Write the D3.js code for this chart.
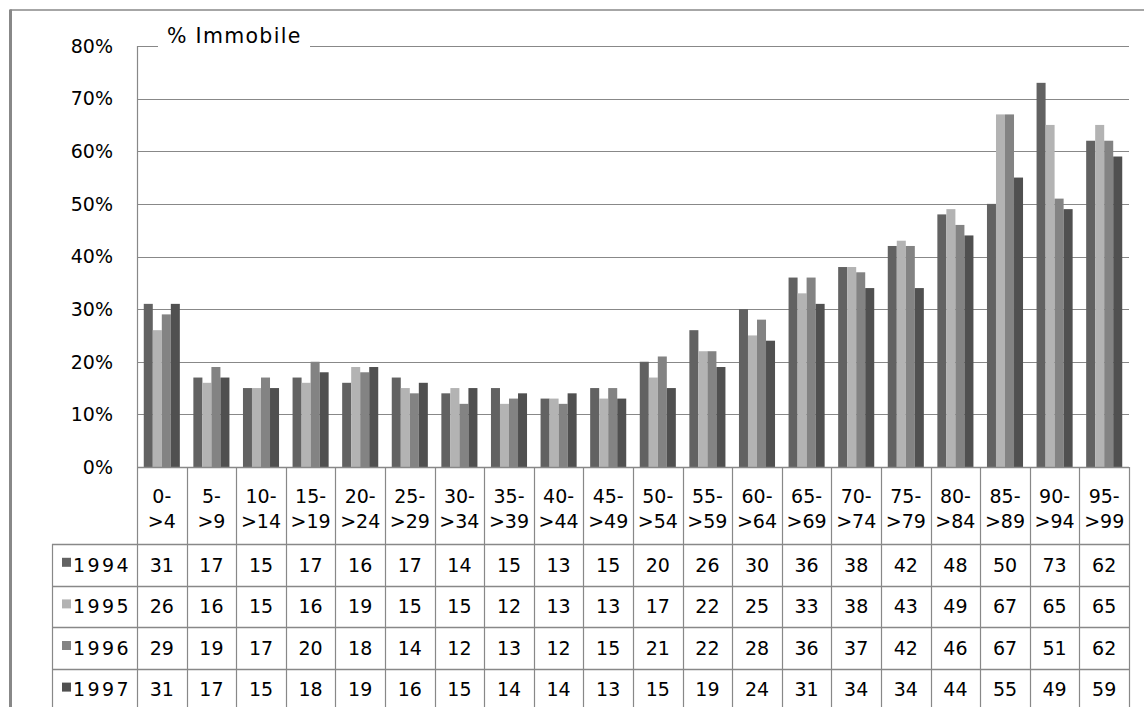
<!DOCTYPE html>
<html>
<head>
<meta charset="utf-8">
<script src="https://cdn.jsdelivr.net/npm/d3@7"></script>
<style>
  html, body { margin: 0; padding: 0; background: #ffffff; }
  svg { display: block; }
  text { font-family: "DejaVu Sans", sans-serif; fill: #000; }
</style>
</head>
<body>
<svg id="chart" width="1144" height="707"></svg>
<script>
const categories = ["0->4","5->9","10->14","15->19","20->24","25->29","30->34","35->39","40->44","45->49",
                    "50->54","55->59","60->64","65->69","70->74","75->79","80->84","85->89","90->94","95->99"];
const seriesNames = ["1994","1995","1996","1997"];
const values1994 = [31,17,15,17,16,17,14,15,13,15,20,26,30,36,38,42,48,50,73,62];
const values1995 = [26,16,15,16,19,15,15,12,13,13,17,22,25,33,38,43,49,67,65,65];
const values1996 = [29,19,17,20,18,14,12,13,12,15,21,22,28,36,37,42,46,67,51,62];
const values1997 = [31,17,15,18,19,16,15,14,14,13,15,19,24,31,34,34,44,55,49,59];
const yTicks = [0,10,20,30,40,50,60,70,80];
const titleText = "% Immobile";
const seriesColors = ["#626262","#b3b3b3","#838383","#505050"];

const series = [values1994, values1995, values1996, values1997];

const svg = d3.select("#chart");
const W = 1144, H = 707;
const plotL = 137, plotR = 1129, plotT = 46, plotB = 467;
const legendL = 52;
const tableTop = 544, rowH = 41.6;
const lineColor = "#888888";

const x = d3.scaleBand().domain(categories).range([plotL, plotR]).padding(0);
const y = d3.scaleLinear().domain([0, 80]).range([plotB, plotT]);
const bw = x.bandwidth();
const barW = bw / 5.5;
const x1 = d3.scaleBand().domain(seriesNames).range([(bw - 4 * barW) / 2, (bw + 4 * barW) / 2]).padding(0);

// outer frame
svg.append("line").attr("x1", 10).attr("x2", W).attr("y1", 10).attr("y2", 10)
  .attr("stroke", lineColor).attr("stroke-width", 1.5);
svg.append("line").attr("x1", 10.5).attr("x2", 10.5).attr("y1", 9.5).attr("y2", H)
  .attr("stroke", lineColor).attr("stroke-width", 3);

// gridlines
svg.append("g").selectAll("line").data(yTicks.filter(t => t > 0)).join("line")
  .attr("x1", plotL).attr("x2", plotR)
  .attr("y1", d => Math.round(y(d)) + 0.5).attr("y2", d => Math.round(y(d)) + 0.5)
  .attr("stroke", lineColor).attr("stroke-width", 1.2);

// title with white knock-out
svg.append("rect").attr("x", 158).attr("y", 38).attr("width", 152).attr("height", 14).attr("fill", "#fff");
svg.append("text").attr("x", 167).attr("y", 43)
  .attr("font-size", 20.5).attr("letter-spacing", "1.3px").text(titleText);

// y labels
svg.append("g").selectAll("text").data(yTicks).join("text")
  .attr("x", 113).attr("y", d => y(d)).attr("dy", "0.36em")
  .attr("text-anchor", "end").attr("font-size", 19)
  .text(d => d + "%");

// bars
const groups = svg.append("g").selectAll("g").data(categories).join("g")
  .attr("transform", d => `translate(${x(d)},0)`);
groups.selectAll("rect").data((c, ci) => seriesNames.map((s, si) => ({s, si, v: series[si][ci]}))).join("rect")
  .attr("x", d => x1(d.s)).attr("width", x1.bandwidth())
  .attr("y", d => y(d.v)).attr("height", d => y(0) - y(d.v))
  .attr("fill", d => seriesColors[d.si]);

// axis / table lines
const tableBottom = H;
svg.append("line").attr("x1", plotL).attr("x2", plotR).attr("y1", plotB + 0.5).attr("y2", plotB + 0.5)
  .attr("stroke", lineColor).attr("stroke-width", 1.5);
svg.append("line").attr("x1", plotL + 0.5).attr("x2", plotL + 0.5).attr("y1", plotT).attr("y2", tableBottom)
  .attr("stroke", lineColor).attr("stroke-width", 1.2);
svg.append("line").attr("x1", plotR + 0.5).attr("x2", plotR + 0.5).attr("y1", plotB).attr("y2", tableBottom)
  .attr("stroke", lineColor).attr("stroke-width", 1.2);
svg.append("line").attr("x1", legendL + 0.5).attr("x2", legendL + 0.5).attr("y1", tableTop).attr("y2", tableBottom)
  .attr("stroke", lineColor).attr("stroke-width", 1.2);
svg.append("g").selectAll("line").data(categories.slice(1)).join("line")
  .attr("x1", d => Math.round(x(d)) + 0.5).attr("x2", d => Math.round(x(d)) + 0.5)
  .attr("y1", plotB).attr("y2", tableBottom)
  .attr("stroke", lineColor).attr("stroke-width", 1.2);
svg.append("g").selectAll("line").data(seriesNames).join("line")
  .attr("x1", legendL).attr("x2", plotR)
  .attr("y1", (d, i) => Math.round(tableTop + i * rowH) + 0.5)
  .attr("y2", (d, i) => Math.round(tableTop + i * rowH) + 0.5)
  .attr("stroke", lineColor).attr("stroke-width", 1.5);

// category labels (two lines)
const catG = svg.append("g").selectAll("text").data(categories).join("text")
  .attr("text-anchor", "middle").attr("font-size", 19);
catG.each(function(d) {
  const idx = d.indexOf("-");
  const t = d3.select(this);
  const cx = x(d) + bw / 2;
  t.append("tspan").attr("x", cx).attr("y", 503).text(d.slice(0, idx + 1));
  t.append("tspan").attr("x", cx).attr("y", 528).text(d.slice(idx + 1));
});

// data table
const rows = svg.append("g").selectAll("g").data(seriesNames).join("g")
  .attr("transform", (d, i) => `translate(0,${tableTop + i * rowH + rowH / 2})`);
rows.append("rect").attr("x", 62).attr("y", -7).attr("width", 9).attr("height", 9)
  .attr("fill", (d, i) => seriesColors[i]);
rows.append("text").attr("x", 73).attr("y", 0).attr("dy", "0.36em")
  .attr("font-size", 19).attr("letter-spacing", "2.4px").text(d => d);
rows.each(function(s, si) {
  d3.select(this).selectAll("text.val").data(series[si]).join("text")
    .attr("class", "val")
    .attr("x", (v, ci) => x(categories[ci]) + bw / 2)
    .attr("y", 0).attr("dy", "0.36em")
    .attr("text-anchor", "middle").attr("font-size", 19)
    .text(v => Math.round(v));
});
</script>
</body>
</html>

────────────────────

■ **Work to complete**
Replicate the material above verbatim; images stay out of the copy.

■ **Solution**
Write the D3.js code for this chart.
<!DOCTYPE html>
<html>
<head>
<meta charset="utf-8">
<script src="https://cdn.jsdelivr.net/npm/d3@7"></script>
<style>
  html, body { margin: 0; padding: 0; background: #ffffff; }
  svg { display: block; }
  text { font-family: "DejaVu Sans", sans-serif; fill: #000; }
</style>
</head>
<body>
<svg id="chart" width="1144" height="707"></svg>
<script>
const categories = ["0->4","5->9","10->14","15->19","20->24","25->29","30->34","35->39","40->44","45->49",
                    "50->54","55->59","60->64","65->69","70->74","75->79","80->84","85->89","90->94","95->99"];
const seriesNames = ["1994","1995","1996","1997"];
const values1994 = [31,17,15,17,16,17,14,15,13,15,20,26,30,36,38,42,48,50,73,62];
const values1995 = [26,16,15,16,19,15,15,12,13,13,17,22,25,33,38,43,49,67,65,65];
const values1996 = [29,19,17,20,18,14,12,13,12,15,21,22,28,36,37,42,46,67,51,62];
const values1997 = [31,17,15,18,19,16,15,14,14,13,15,19,24,31,34,34,44,55,49,59];
const yTicks = [0,10,20,30,40,50,60,70,80];
const titleText = "% Immobile";
const seriesColors = ["#626262","#b3b3b3","#838383","#505050"];

const series = [values1994, values1995, values1996, values1997];

const svg = d3.select("#chart");
const W = 1144, H = 707;
const plotL = 137, plotR = 1129, plotT = 46, plotB = 467;
const legendL = 52;
const tableTop = 544, rowH = 41.6;
const lineColor = "#888888";

const x = d3.scaleBand().domain(categories).range([plotL, plotR]).padding(0);
const y = d3.scaleLinear().domain([0, 80]).range([plotB, plotT]);
const bw = x.bandwidth();
const barW = bw / 5.5;
const x1 = d3.scaleBand().domain(seriesNames).range([(bw - 4 * barW) / 2, (bw + 4 * barW) / 2]).padding(0);

// outer frame
svg.append("line").attr("x1", 10).attr("x2", W).attr("y1", 10).attr("y2", 10)
  .attr("stroke", lineColor).attr("stroke-width", 1.5);
svg.append("line").attr("x1", 10.5).attr("x2", 10.5).attr("y1", 9.5).attr("y2", H)
  .attr("stroke", lineColor).attr("stroke-width", 3);

// gridlines
svg.append("g").selectAll("line").data(yTicks.filter(t => t > 0)).join("line")
  .attr("x1", plotL).attr("x2", plotR)
  .attr("y1", d => Math.round(y(d)) + 0.5).attr("y2", d => Math.round(y(d)) + 0.5)
  .attr("stroke", lineColor).attr("stroke-width", 1.2);

// title with white knock-out
svg.append("rect").attr("x", 158).attr("y", 38).attr("width", 152).attr("height", 14).attr("fill", "#fff");
svg.append("text").attr("x", 167).attr("y", 43)
  .attr("font-size", 20.5).attr("letter-spacing", "1.3px").text(titleText);

// y labels
svg.append("g").selectAll("text").data(yTicks).join("text")
  .attr("x", 113).attr("y", d => y(d)).attr("dy", "0.36em")
  .attr("text-anchor", "end").attr("font-size", 19)
  .text(d => d + "%");

// bars
const groups = svg.append("g").selectAll("g").data(categories).join("g")
  .attr("transform", d => `translate(${x(d)},0)`);
groups.selectAll("rect").data((c, ci) => seriesNames.map((s, si) => ({s, si, v: series[si][ci]}))).join("rect")
  .attr("x", d => x1(d.s)).attr("width", x1.bandwidth())
  .attr("y", d => y(d.v)).attr("height", d => y(0) - y(d.v))
  .attr("fill", d => seriesColors[d.si]);

// axis / table lines
const tableBottom = H;
svg.append("line").attr("x1", plotL).attr("x2", plotR).attr("y1", plotB + 0.5).attr("y2", plotB + 0.5)
  .attr("stroke", lineColor).attr("stroke-width", 1.5);
svg.append("line").attr("x1", plotL + 0.5).attr("x2", plotL + 0.5).attr("y1", plotT).attr("y2", tableBottom)
  .attr("stroke", lineColor).attr("stroke-width", 1.2);
svg.append("line").attr("x1", plotR + 0.5).attr("x2", plotR + 0.5).attr("y1", plotB).attr("y2", tableBottom)
  .attr("stroke", lineColor).attr("stroke-width", 1.2);
svg.append("line").attr("x1", legendL + 0.5).attr("x2", legendL + 0.5).attr("y1", tableTop).attr("y2", tableBottom)
  .attr("stroke", lineColor).attr("stroke-width", 1.2);
svg.append("g").selectAll("line").data(categories.slice(1)).join("line")
  .attr("x1", d => Math.round(x(d)) + 0.5).attr("x2", d => Math.round(x(d)) + 0.5)
  .attr("y1", plotB).attr("y2", tableBottom)
  .attr("stroke", lineColor).attr("stroke-width", 1.2);
svg.append("g").selectAll("line").data(seriesNames).join("line")
  .attr("x1", legendL).attr("x2", plotR)
  .attr("y1", (d, i) => Math.round(tableTop + i * rowH) + 0.5)
  .attr("y2", (d, i) => Math.round(tableTop + i * rowH) + 0.5)
  .attr("stroke", lineColor).attr("stroke-width", 1.5);

// category labels (two lines)
const catG = svg.append("g").selectAll("text").data(categories).join("text")
  .attr("text-anchor", "middle").attr("font-size", 19);
catG.each(function(d) {
  const idx = d.indexOf("-");
  const t = d3.select(this);
  const cx = x(d) + bw / 2;
  t.append("tspan").attr("x", cx).attr("y", 503).text(d.slice(0, idx + 1));
  t.append("tspan").attr("x", cx).attr("y", 528).text(d.slice(idx + 1));
});

// data table
const rows = svg.append("g").selectAll("g").data(seriesNames).join("g")
  .attr("transform", (d, i) => `translate(0,${tableTop + i * rowH + rowH / 2})`);
rows.append("rect").attr("x", 62).attr("y", -7).attr("width", 9).attr("height", 9)
  .attr("fill", (d, i) => seriesColors[i]);
rows.append("text").attr("x", 73).attr("y", 0).attr("dy", "0.36em")
  .attr("font-size", 19).attr("letter-spacing", "2.4px").text(d => d);
rows.each(function(s, si) {
  d3.select(this).selectAll("text.val").data(series[si]).join("text")
    .attr("class", "val")
    .attr("x", (v, ci) => x(categories[ci]) + bw / 2)
    .attr("y", 0).attr("dy", "0.36em")
    .attr("text-anchor", "middle").attr("font-size", 19)
    .text(v => Math.round(v));
});
</script>
</body>
</html>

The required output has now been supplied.